Toplumun her alanında varlığını hissettiren bir yapıdan söz ediyoruz; o yapının siyasetle yolunun kesişmemesi düşünülemezdi.

Hem de siyasi yelpazenin bütün renkleriyle…

Erbakan’la araları iyi değildi, Bülent Ecevit’le ise…

İktidarla da muhalefetle de… Hatta bazen iktidarda bulunmasına rağmen Necmettin Erbakan ve Refah Partisi ile başı hoş değilken, ‘solcu’ kimliği çok belirgin olan Bülent Ecevit ile ilişki kurulduğu da biliniyor.

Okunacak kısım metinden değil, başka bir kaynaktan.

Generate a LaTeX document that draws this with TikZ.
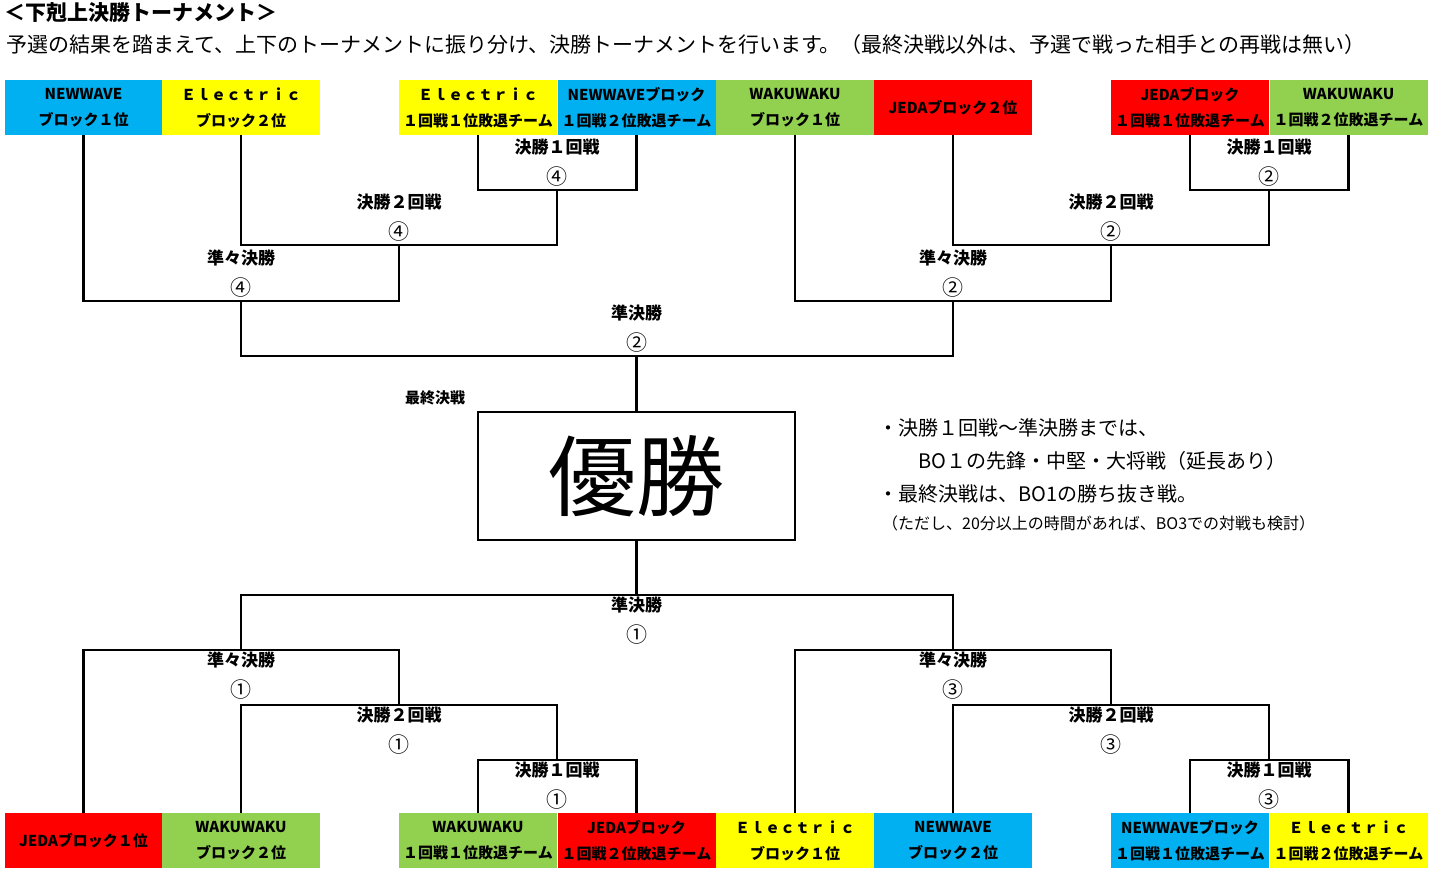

Lâfı fazla uzatmayayım: Siyasetçilerin kendilerine oy getireceği hesabıyla böyle bir toplumsal yapıyla ilgilenmeleri doğaldır. Tek bir partiden siyasilerin de değil, oy getireceği hesabıyla kendilerine müsamaha gösteren bütün partilerin kadrolarıyla…

Bu yüzden de, yargılayıp cezalandırma sürecinde, bu işe bir milat getirmek ve öncesini fazla kurcalamamak doğru bir yöntemdir.

Ayrıca yargılamada da, adalet duygusunu zedelemeyecek biçimde, hukuk ilkeleriyle uyumlu davranmak gerekir. Gözaltı süreleri makul tutulmalı, tutukluluk halinin kendisinin cezalandırmaya dönüşmesinden kaçınmalı, güçlü yakını olanların değil her ‘şüpheli’ kişinin şartları uyuyorsa tutuksuz yargılanması sağlanmalıdır.

OHAL’e rağmen bunlar yapılmalı.

Neredeyse bir yılı bulan bir süreçte böylesine temel konuları hâlâ tartışıyor olmamız ise bir garabet.